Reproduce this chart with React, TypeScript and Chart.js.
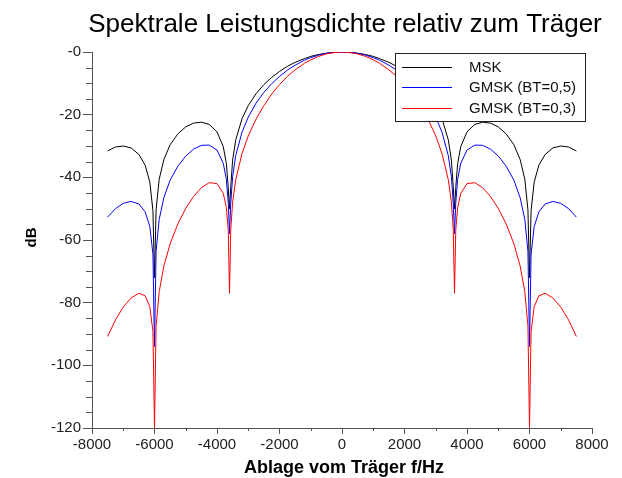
import React, { useEffect, useRef } from 'react';
import { Chart, registerables } from 'chart.js';

Chart.register(...registerables);

const FONT = '"Liberation Sans", Arial, Helvetica, sans-serif';
const TITLE = 'Spektrale Leistungsdichte relativ zum Träger';
const X_TITLE = 'Ablage vom Träger f/Hz';
const Y_TITLE = 'dB';
const SERIES_LABELS = ['MSK', 'GMSK (BT=0,5)', 'GMSK (BT=0,3)'];
const SERIES_COLORS = ['#000000', '#0000ff', '#ff0000'];

const X_MIN = -8000;
const X_MAX = 8000;
const X_STEP = 2000;
const X_MINOR_STEP = 1000;
const Y_MIN = -120;
const Y_MAX = 0;
const Y_STEP = 20;
const Y_MINOR_STEP = 5;

const freqHz = [
  -7500, -7250, -7000, -6750, -6500, -6300, -6150, -6050, -6000, -5950, -5850, -5700, -5500, -5250, -5000,
  -4750, -4500, -4250, -4000, -3800, -3700, -3640, -3600, -3560, -3500, -3400, -3200, -3000, -2750, -2500,
  -2250, -2000, -1750, -1500, -1200, -1000, -750, -500, -250, 0, 250, 500, 750, 1000, 1200, 1500, 1750,
  2000, 2250, 2500, 2750, 3000, 3200, 3400, 3500, 3560, 3600, 3640, 3700, 3800, 4000, 4250, 4500, 4750,
  5000, 5250, 5500, 5700, 5850, 5950, 6000, 6050, 6150, 6300, 6500, 6750, 7000, 7250, 7500,
];

const mskDb = [
  -31.6, -30.3, -30.0, -30.6, -32.7, -36.1, -41.5, -50.7, -72.0, -50.4, -40.6, -34.3, -29.6, -26.1, -23.9,
  -22.7, -22.4, -23.1, -25.5, -30.2, -35.6, -43.3, -50.0, -43.0, -34.5, -28.0, -21.3, -17.1, -13.3, -10.4,
  -8.1, -6.2, -4.6, -3.3, -2.1, -1.4, -0.8, -0.4, -0.1, 0, -0.1, -0.4, -0.8, -1.4, -2.1, -3.3, -4.6,
  -6.2, -8.1, -10.4, -13.3, -17.1, -21.3, -28.0, -34.5, -43.0, -50.0, -43.3, -35.6, -30.2, -25.5, -23.1, -22.4, -22.7,
  -23.9, -26.1, -29.6, -34.3, -40.6, -50.4, -72.0, -50.7, -41.5, -36.1, -32.7, -30.6, -30.0, -30.3, -31.6,
];

const gmsk05Db = [
  -52.7, -50.0, -48.3, -47.7, -48.5, -51.0, -55.7, -64.5, -94.0, -63.7, -53.4, -46.5, -40.9, -36.4, -33.2,
  -31.0, -29.8, -29.7, -31.3, -35.5, -40.7, -48.2, -58.0, -48.2, -39.8, -33.0, -25.6, -20.8, -16.3, -12.9,
  -10.1, -7.8, -5.8, -4.2, -2.6, -1.8, -1.0, -0.4, -0.1, 0, -0.1, -0.4, -1.0, -1.8, -2.6, -4.2, -5.8,
  -7.8, -10.1, -12.9, -16.3, -20.8, -25.6, -33.0, -39.8, -48.2, -58.0, -48.2, -40.7, -35.5, -31.3, -29.7, -29.8, -31.0,
  -33.2, -36.4, -40.9, -46.5, -53.4, -63.7, -94.0, -64.5, -55.7, -51.0, -48.5, -47.7, -48.3, -50.0, -52.7,
];

const gmsk03Db = [
  -90.8, -85.5, -81.4, -78.5, -77.0, -77.8, -81.3, -89.2, -120.0, -87.6, -76.5, -68.3, -61.2, -54.8, -49.9,
  -46.1, -43.3, -41.7, -42.0, -45.1, -49.7, -56.9, -77.0, -56.7, -47.9, -40.7, -32.4, -26.8, -21.4, -17.1,
  -13.4, -10.4, -7.8, -5.7, -3.6, -2.5, -1.4, -0.6, -0.2, 0, -0.2, -0.6, -1.4, -2.5, -3.6, -5.7, -7.8,
  -10.4, -13.4, -17.1, -21.4, -26.8, -32.4, -40.7, -47.9, -56.7, -77.0, -56.9, -49.7, -45.1, -42.0, -41.7, -43.3, -46.1,
  -49.9, -54.8, -61.2, -68.3, -76.5, -87.6, -120.0, -89.2, -81.3, -77.8, -77.0, -78.5, -81.4, -85.5, -90.8,
];

const SERIES_VALUES = [mskDb, gmsk05Db, gmsk03Db];

const AXIS_COLOR = '#555555';
const LABEL_COLOR = '#222222';

const decorPlugin = {
  id: 'decor',
  afterDraw(chart: any) {
    const { ctx, chartArea: ca, scales } = chart;
    const xs = scales.x;
    const ys = scales.y;
    ctx.save();

    // minor ticks
    ctx.strokeStyle = AXIS_COLOR;
    ctx.lineWidth = 1;
    for (let v = Y_MIN; v <= Y_MAX; v += Y_MINOR_STEP) {
      if (v % Y_STEP === 0) continue;
      const py = Math.round(ys.getPixelForValue(v)) + 0.5;
      ctx.beginPath();
      ctx.moveTo(ca.left - 6, py);
      ctx.lineTo(ca.left, py);
      ctx.stroke();
    }
    for (let v = X_MIN; v <= X_MAX; v += X_MINOR_STEP) {
      if (v % X_STEP === 0) continue;
      const px = Math.round(xs.getPixelForValue(v)) + 0.5;
      ctx.beginPath();
      ctx.moveTo(px, ca.bottom);
      ctx.lineTo(px, ca.bottom + 3);
      ctx.stroke();
    }

    // title
    ctx.fillStyle = '#000';
    ctx.textAlign = 'center';
    ctx.textBaseline = 'alphabetic';
    ctx.font = `26px ${FONT}`;
    ctx.fillText(TITLE, (ca.left + ca.right) / 2 + 3, 32);

    // x title
    ctx.font = `bold 18px ${FONT}`;
    ctx.fillText(X_TITLE, (ca.left + ca.right) / 2 + 2, 472.5);

    // y title
    ctx.save();
    ctx.translate(35.5, (ca.top + ca.bottom) / 2 - 2.5);
    ctx.rotate(-Math.PI / 2);
    ctx.font = `bold 15px ${FONT}`;
    ctx.fillText(Y_TITLE, 0, 0);
    ctx.restore();

    // legend box
    const right = ca.right - 7;
    const left = right - 190;
    const top = ca.top + 1;
    const height = 68;
    ctx.fillStyle = '#ffffff';
    ctx.fillRect(left, top, right - left, height);
    ctx.strokeStyle = '#222';
    ctx.lineWidth = 1;
    ctx.strokeRect(Math.round(left) + 0.5, Math.round(top) + 0.5, Math.round(right - left), height);
    ctx.font = `15px ${FONT}`;
    ctx.textAlign = 'left';
    ctx.textBaseline = 'middle';
    chart.data.datasets.forEach((ds: any, i: number) => {
      const y = Math.round(top + 13.5 + i * 20.8) + 0.5;
      ctx.strokeStyle = ds.borderColor;
      ctx.beginPath();
      ctx.moveTo(left + 7, y);
      ctx.lineTo(left + 57, y);
      ctx.stroke();
      ctx.fillStyle = '#111';
      ctx.fillText(ds.label, left + 74, y + 0.5);
    });

    ctx.restore();
  },
};

export default function App() {
  const ref = useRef<HTMLCanvasElement>(null);

  useEffect(() => {
    const canvas = ref.current;
    if (!canvas) return;
    const datasets = SERIES_LABELS.map((label, i) => ({
      label,
      data: freqHz.map((f, j) => ({ x: f, y: SERIES_VALUES[i][j] })),
      borderColor: SERIES_COLORS[i],
      backgroundColor: SERIES_COLORS[i],
      borderWidth: 1,
      pointRadius: 0,
      fill: false,
      tension: 0,
      order: 3 - i,
    }));
    const tickFont = { family: FONT, size: 15 };
    const chart = new Chart(canvas, {
      type: 'line',
      data: { datasets },
      options: {
        animation: false,
        responsive: false,
        layout: { padding: { left: 0, right: 30, top: 52, bottom: 0 } },
        plugins: {
          legend: { display: false },
          title: { display: false },
          tooltip: { enabled: false },
        },
        scales: {
          x: {
            type: 'linear',
            min: X_MIN,
            max: X_MAX,
            afterFit: (s: any) => {
              s.height = 50;
            },
            ticks: {
              stepSize: X_STEP,
              autoSkip: false,
              maxRotation: 0,
              padding: 2,
              color: LABEL_COLOR,
              font: tickFont,
              callback: (v: any) => String(v),
            },
            grid: { drawOnChartArea: false, drawTicks: true, tickLength: 6, tickColor: AXIS_COLOR },
            border: { display: true, color: AXIS_COLOR, width: 1 },
          },
          y: {
            type: 'linear',
            min: Y_MIN,
            max: Y_MAX,
            afterFit: (s: any) => {
              s.width = 92;
            },
            ticks: {
              stepSize: Y_STEP,
              autoSkip: false,
              padding: 2,
              color: LABEL_COLOR,
              font: tickFont,
              callback: (v: any) => (Number(v) === 0 ? '-0' : String(v)),
            },
            grid: { drawOnChartArea: false, drawTicks: true, tickLength: 9, tickColor: AXIS_COLOR },
            border: { display: true, color: AXIS_COLOR, width: 1 },
          },
        },
      },
      plugins: [decorPlugin],
    });
    return () => chart.destroy();
  }, []);

  return (
    <div style={{ position: 'fixed', left: 0, top: 0, width: 622, height: 478, background: '#ffffff' }}>
      <canvas ref={ref} width={622} height={478} style={{ display: 'block' }} />
    </div>
  );
}
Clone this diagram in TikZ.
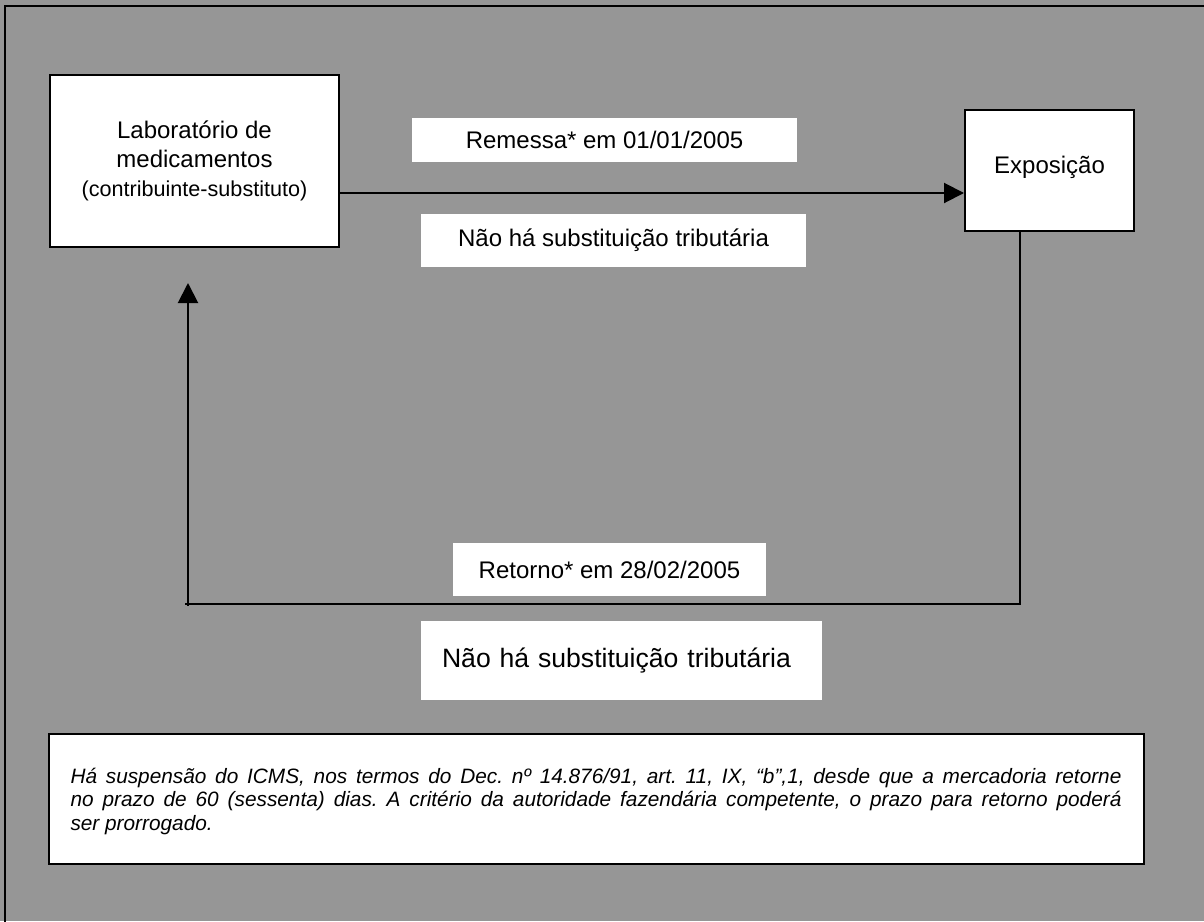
\documentclass[tikz,border=0pt]{standalone}
\usepackage{fontspec}
\setmainfont{Liberation Sans}
\usetikzlibrary{arrows.meta}
\definecolor{panel}{RGB}{150,150,150}
\frenchspacing
\tikzset{
  box/.style={draw=black, line width=1pt, fill=white, inner sep=0pt, align=center},
  label/.style={fill=white, inner sep=0pt, align=center, font=\fontsize{12}{14}\selectfont},
  wire/.style={line width=1pt, draw=black},
  arrowtip/.style={-{Triangle[length=10pt,width=10pt]}}
}
\begin{document}
\begin{tikzpicture}[x=0.5pt, y=-0.5pt]
  % canvas and outer frame
  \useasboundingbox (0,0) rectangle (1204,921);
  \fill[panel] (0,0) rectangle (1204,921);
  \draw[line width=1pt] (5,925) -- (5,6) -- (1210,6);

  % main boxes
  \node[box, minimum width=144.5pt, minimum height=86pt, font=\fontsize{12}{14.5}\selectfont] (lab) at (194.5,161)
    {Laborat\'orio de\\
     medicamentos\\
     {\fontsize{10.8}{14.5}\selectfont (contribuinte-substituto)}};
  \node[box, minimum width=84.5pt, minimum height=60.5pt, font=\fontsize{12}{14}\selectfont] (expo) at (1049.5,170.5)
    {\raisebox{5.5pt}{Exposi\c{c}\~ao}};

  % labels on the connectors
  \node[label, minimum width=192.5pt, minimum height=22pt] (remessa) at (604.5,140) {Remessa* em 01/01/2005};
  \node[label, minimum width=192.5pt, minimum height=26.5pt] (naoA) at (613.5,240.5) {N\~ao h\'a substitui\c{c}\~ao tribut\'aria};
  \node[label, minimum width=156.5pt, minimum height=26.5pt] (retorno) at (609.5,569.5) {Retorno* em 28/02/2005};
  \node[fill=white, inner xsep=10.5pt, inner ysep=0pt, minimum height=39.5pt,
        text width=179.5pt, align=left, font=\fontsize{13.3}{16}\selectfont] (naoB) at (621.5,660.5)
        {N\~ao h\'a substitui\c{c}\~ao tribut\'aria};

  % note box
  \node[box, minimum width=546pt, minimum height=65pt, inner xsep=11pt, text width=525.5pt,
        align=justify, font=\fontsize{10.4}{11.75}\selectfont\itshape] (nota) at (596,799)
    {\rule{0pt}{10pt}H\'a suspens\~ao do ICMS, nos termos do Dec. n\textordmasculine{} 14.876/91, art. 11, IX, \char"201C b\char"201D,1, desde que a mercadoria retorne\linebreak
     no prazo de 60 (sessenta) dias. A crit\'erio da autoridade fazend\'aria competente, o prazo para retorno poder\'a\linebreak
     ser prorrogado.};

  % connector coordinates
  \coordinate (ida) at (341,193);
  \coordinate (cantoD) at (1020,604);
  \coordinate (cantoE) at (185,604);
  \coordinate (baseE) at (188,606);
  \coordinate (ponta) at (188,283);

  % remessa: laboratory to exposition
  \draw[wire, arrowtip] (lab.east |- ida) -- (expo.west |- ida);
  % retorno: exposition back to the laboratory
  \draw[wire] (expo.south -| cantoD) -- (cantoD) -- (cantoE);
  \draw[wire, arrowtip] (baseE) -- (ponta);
\end{tikzpicture}
\end{document}
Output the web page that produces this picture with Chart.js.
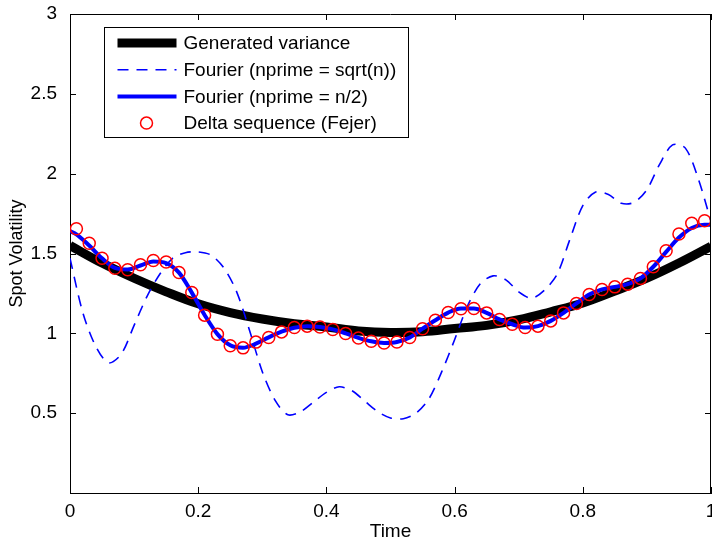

## The exercise
The images in the entries above should be left out; please reproduce exactly the lines from the first through the one containing "Chart.register(...registerables);".

## Exercise response
Reproduce this chart with React, TypeScript and Chart.js.
import React, { useEffect, useRef } from 'react';
import { Chart, registerables } from 'chart.js';

Chart.register(...registerables);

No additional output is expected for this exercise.